Restate the listing that follows word for word, without its pictures.

INFORMATION SUPPLIED:
************

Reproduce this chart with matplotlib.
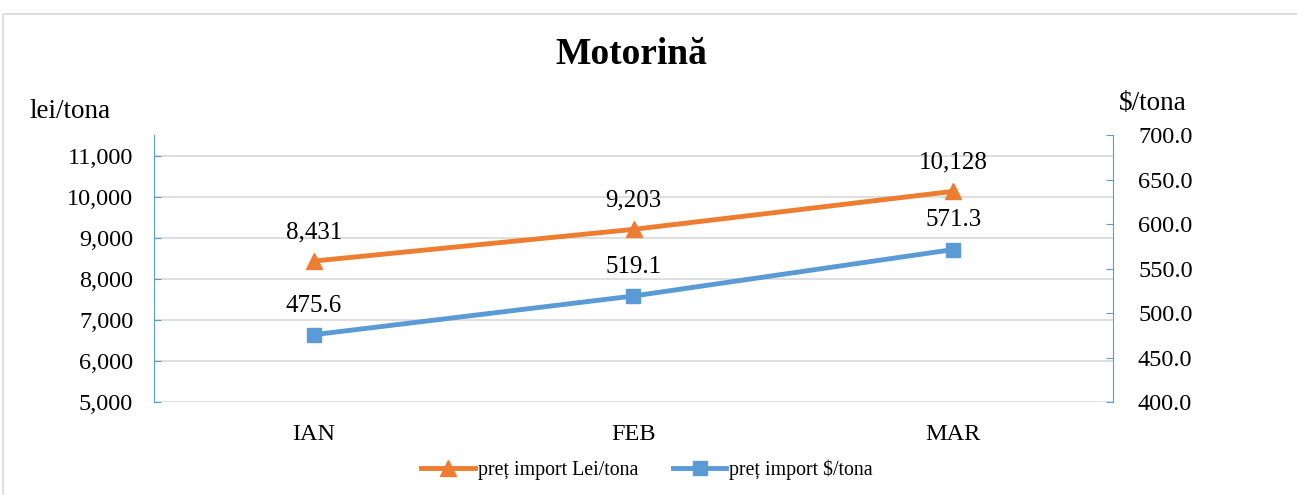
import matplotlib.pyplot as plt
from matplotlib.patches import Rectangle
from matplotlib.ticker import FuncFormatter, FixedLocator

months = ["IAN", "FEB", "MAR"]
pret_lei = [8431, 9203, 10128]
pret_usd = [475.6, 519.1, 571.3]

orange = "#ED7D31"
blue = "#5B9BD5"
plt.rcParams["font.family"] = ["Liberation Serif", "DejaVu Serif"]

W, H = 1297, 495
fig = plt.figure(figsize=(W / 100, H / 100), dpi=100)

# chart frame
fig.patches.append(Rectangle((3 / W, -0.05), 1.1, 1 - 14 / H + 0.05, transform=fig.transFigure,
                             fill=False, edgecolor="#D9D9D9", linewidth=1.2))

ax = fig.add_axes([154 / W, 1 - 402 / H, (1113 - 154) / W, (402 - 135) / H])
ax2 = ax.twinx()
x = list(range(len(months)))

ax.set_xlim(-0.5, 2.5)
ax.set_ylim(5000, 11500)
ax2.set_ylim(400, 700)

ax.yaxis.set_major_locator(FixedLocator(range(5000, 11001, 1000)))
ax.yaxis.set_major_formatter(FuncFormatter(lambda v, p: f"{v:,.0f}"))
ax2.yaxis.set_major_locator(FixedLocator(range(400, 701, 50)))
ax2.yaxis.set_major_formatter(FuncFormatter(lambda v, p: f"{v:.1f}"))
ax.grid(axis="y", color="#D9D9D9", linewidth=1.2)
ax.set_axisbelow(True)

l1, = ax.plot(x, pret_lei, color=orange, lw=3.5, marker="^", ms=11, label="preț import Lei/tona", zorder=3)
l2, = ax2.plot(x, pret_usd, color=blue, lw=3.5, marker="s", ms=10, label="preț import $/tona", zorder=3)

for xi, v in zip(x, pret_lei):
    ax.annotate(f"{v:,}", (xi, v), xytext=(0, 13), textcoords="offset points", ha="center", va="bottom", fontsize=18)
for xi, v in zip(x, pret_usd):
    ax2.annotate(f"{v:.1f}", (xi, v), xytext=(0, 13), textcoords="offset points", ha="center", va="bottom", fontsize=18)

ax.set_xticks(x)
ax.set_xticklabels(months)
ax.tick_params(axis="x", length=0, labelsize=17.5, pad=16)
ax.tick_params(axis="y", direction="in", length=5, color=blue, labelsize=17.5, pad=15)
ax2.tick_params(axis="y", direction="in", length=5, color=blue, labelsize=17.5, pad=18)

for a in (ax, ax2):
    a.spines["top"].set_visible(False)
    a.spines["bottom"].set_visible(False)
    a.spines["left"].set_color(blue)
    a.spines["right"].set_color(blue)
ax.spines["right"].set_visible(False)
ax2.spines["left"].set_visible(False)

fig.text(631 / W, 1 - 55 / H, "Motorină", ha="center", va="center", fontsize=27, fontweight="bold")
fig.text(29 / W, 1 - 112 / H, "lei/tona", ha="left", va="center", fontsize=19.5)
fig.text(1119 / W, 1 - 103 / H, "$/tona", ha="left", va="center", fontsize=19.5)

fig.legend(handles=[l1, l2], loc="center", bbox_to_anchor=(647 / W, 1 - 470 / H), ncol=2,
           frameon=False, fontsize=14.3, handlelength=2.7, columnspacing=1.75, handletextpad=0.15)

fig.savefig("out.png", dpi=100)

************

COMPLETE RESPONSE:
Reproduce this chart with matplotlib.
import matplotlib.pyplot as plt
from matplotlib.patches import Rectangle
from matplotlib.ticker import FuncFormatter, FixedLocator

months = ["IAN", "FEB", "MAR"]
pret_lei = [8431, 9203, 10128]
pret_usd = [475.6, 519.1, 571.3]

orange = "#ED7D31"
blue = "#5B9BD5"
plt.rcParams["font.family"] = ["Liberation Serif", "DejaVu Serif"]

W, H = 1297, 495
fig = plt.figure(figsize=(W / 100, H / 100), dpi=100)

# chart frame
fig.patches.append(Rectangle((3 / W, -0.05), 1.1, 1 - 14 / H + 0.05, transform=fig.transFigure,
                             fill=False, edgecolor="#D9D9D9", linewidth=1.2))

ax = fig.add_axes([154 / W, 1 - 402 / H, (1113 - 154) / W, (402 - 135) / H])
ax2 = ax.twinx()
x = list(range(len(months)))

ax.set_xlim(-0.5, 2.5)
ax.set_ylim(5000, 11500)
ax2.set_ylim(400, 700)

ax.yaxis.set_major_locator(FixedLocator(range(5000, 11001, 1000)))
ax.yaxis.set_major_formatter(FuncFormatter(lambda v, p: f"{v:,.0f}"))
ax2.yaxis.set_major_locator(FixedLocator(range(400, 701, 50)))
ax2.yaxis.set_major_formatter(FuncFormatter(lambda v, p: f"{v:.1f}"))
ax.grid(axis="y", color="#D9D9D9", linewidth=1.2)
ax.set_axisbelow(True)

l1, = ax.plot(x, pret_lei, color=orange, lw=3.5, marker="^", ms=11, label="preț import Lei/tona", zorder=3)
l2, = ax2.plot(x, pret_usd, color=blue, lw=3.5, marker="s", ms=10, label="preț import $/tona", zorder=3)

for xi, v in zip(x, pret_lei):
    ax.annotate(f"{v:,}", (xi, v), xytext=(0, 13), textcoords="offset points", ha="center", va="bottom", fontsize=18)
for xi, v in zip(x, pret_usd):
    ax2.annotate(f"{v:.1f}", (xi, v), xytext=(0, 13), textcoords="offset points", ha="center", va="bottom", fontsize=18)

ax.set_xticks(x)
ax.set_xticklabels(months)
ax.tick_params(axis="x", length=0, labelsize=17.5, pad=16)
ax.tick_params(axis="y", direction="in", length=5, color=blue, labelsize=17.5, pad=15)
ax2.tick_params(axis="y", direction="in", length=5, color=blue, labelsize=17.5, pad=18)

for a in (ax, ax2):
    a.spines["top"].set_visible(False)
    a.spines["bottom"].set_visible(False)
    a.spines["left"].set_color(blue)
    a.spines["right"].set_color(blue)
ax.spines["right"].set_visible(False)
ax2.spines["left"].set_visible(False)

fig.text(631 / W, 1 - 55 / H, "Motorină", ha="center", va="center", fontsize=27, fontweight="bold")
fig.text(29 / W, 1 - 112 / H, "lei/tona", ha="left", va="center", fontsize=19.5)
fig.text(1119 / W, 1 - 103 / H, "$/tona", ha="left", va="center", fontsize=19.5)

fig.legend(handles=[l1, l2], loc="center", bbox_to_anchor=(647 / W, 1 - 470 / H), ncol=2,
           frameon=False, fontsize=14.3, handlelength=2.7, columnspacing=1.75, handletextpad=0.15)

fig.savefig("out.png", dpi=100)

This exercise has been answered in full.